Effect of ZnO additives and acid treatment on catalytic performance of Pt/WO3/ZrO2 for n-C7 hydroisomerization

The effect of WO3 (5–50 wt%) and ZnO (0.7–22 wt%) on the catalytic properties of Pt/WO3/(ZnO)–ZrO2 for n-heptane (n-C7) hydroisomerization was investigated. The optimized WO3 and ZnO contents are 20 wt% and 3.4 wt%, respectively. The catalytic performance is achieved at 81% n-C7 conversion and 89% C7 isomer selectivity at 250 °C, which is reproducible and can be kept constant over 82 h under reaction conditions. Both WO3 and ZnO can stabilize the tetragonal phase of ZrO2. The Brønsted acid-to-Lewis acid ratio should be optimized to achieve high catalytic performance. The activity for Pt/WO3/ZrO2 using Zr(OH)4 as the catalyst support (n-C7 conversion, 88% at 250 °C) is much higher than that for Pt/WO3/ZrO2 with ZrO2 as the support (n-C7 conversion, 9% at 250 °C) with the same Pt and WO3 loadings.
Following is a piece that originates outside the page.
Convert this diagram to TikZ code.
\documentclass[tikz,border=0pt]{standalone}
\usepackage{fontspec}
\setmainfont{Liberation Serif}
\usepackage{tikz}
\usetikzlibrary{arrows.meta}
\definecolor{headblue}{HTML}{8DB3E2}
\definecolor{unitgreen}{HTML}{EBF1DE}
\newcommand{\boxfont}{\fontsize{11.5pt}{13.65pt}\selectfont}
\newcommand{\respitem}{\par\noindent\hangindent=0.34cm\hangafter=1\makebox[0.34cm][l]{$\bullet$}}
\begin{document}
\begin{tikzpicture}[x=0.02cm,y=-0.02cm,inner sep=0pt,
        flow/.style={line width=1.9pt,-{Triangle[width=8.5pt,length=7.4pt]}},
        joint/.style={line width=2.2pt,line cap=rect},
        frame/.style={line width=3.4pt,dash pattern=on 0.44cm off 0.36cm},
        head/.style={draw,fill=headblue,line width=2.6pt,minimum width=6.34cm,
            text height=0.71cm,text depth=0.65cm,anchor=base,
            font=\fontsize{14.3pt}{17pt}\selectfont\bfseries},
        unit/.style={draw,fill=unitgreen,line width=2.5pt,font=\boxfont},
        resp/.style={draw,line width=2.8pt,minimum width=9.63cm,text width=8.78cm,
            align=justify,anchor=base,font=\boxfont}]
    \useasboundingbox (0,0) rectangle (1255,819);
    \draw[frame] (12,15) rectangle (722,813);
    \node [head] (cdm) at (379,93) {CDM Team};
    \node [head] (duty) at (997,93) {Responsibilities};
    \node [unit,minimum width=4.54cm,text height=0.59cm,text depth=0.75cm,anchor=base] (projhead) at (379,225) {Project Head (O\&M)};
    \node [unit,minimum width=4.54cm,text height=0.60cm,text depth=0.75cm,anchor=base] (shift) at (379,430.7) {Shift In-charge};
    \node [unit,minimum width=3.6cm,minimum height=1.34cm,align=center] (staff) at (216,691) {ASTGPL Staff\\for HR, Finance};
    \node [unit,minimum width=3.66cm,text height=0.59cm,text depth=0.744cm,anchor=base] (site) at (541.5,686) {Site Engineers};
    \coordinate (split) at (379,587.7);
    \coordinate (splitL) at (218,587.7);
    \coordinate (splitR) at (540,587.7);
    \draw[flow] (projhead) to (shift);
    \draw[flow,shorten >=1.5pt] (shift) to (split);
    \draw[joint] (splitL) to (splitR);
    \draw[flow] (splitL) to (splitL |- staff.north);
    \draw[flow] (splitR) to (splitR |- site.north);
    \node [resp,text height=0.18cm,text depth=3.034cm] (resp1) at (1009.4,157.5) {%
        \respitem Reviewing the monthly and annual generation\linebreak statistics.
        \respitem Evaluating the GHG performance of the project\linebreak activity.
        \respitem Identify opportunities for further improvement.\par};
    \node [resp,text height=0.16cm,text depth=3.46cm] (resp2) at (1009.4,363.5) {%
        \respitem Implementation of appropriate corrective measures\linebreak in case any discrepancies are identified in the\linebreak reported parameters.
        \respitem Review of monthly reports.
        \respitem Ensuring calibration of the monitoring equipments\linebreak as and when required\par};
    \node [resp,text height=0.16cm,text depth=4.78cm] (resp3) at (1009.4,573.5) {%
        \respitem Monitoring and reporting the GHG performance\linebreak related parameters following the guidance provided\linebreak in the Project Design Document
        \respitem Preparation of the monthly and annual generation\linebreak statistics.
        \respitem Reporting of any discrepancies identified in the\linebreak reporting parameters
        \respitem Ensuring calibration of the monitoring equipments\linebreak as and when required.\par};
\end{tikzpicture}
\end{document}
BET, SEM-EDX, and pyridine-FTIR analyses show that acid treatment can successfully enhance the surface area (from 73 to 91 m2/g), increase the number of Brønsted acid sites, and lower the surface Zn:Zr ratio (from 0.43 to 0.15) for ZnO–ZrO2 with 22 wt% ZnO. The yield of C7 isomers is increased from nil to 47% at 300 °C on Pt/WO3/ZnO–ZrO2 catalyst after acid treatment. It is suggested that n-heptane hydroisomerization activity is related to acidity, surface area, and crystalline phase of ZrO2.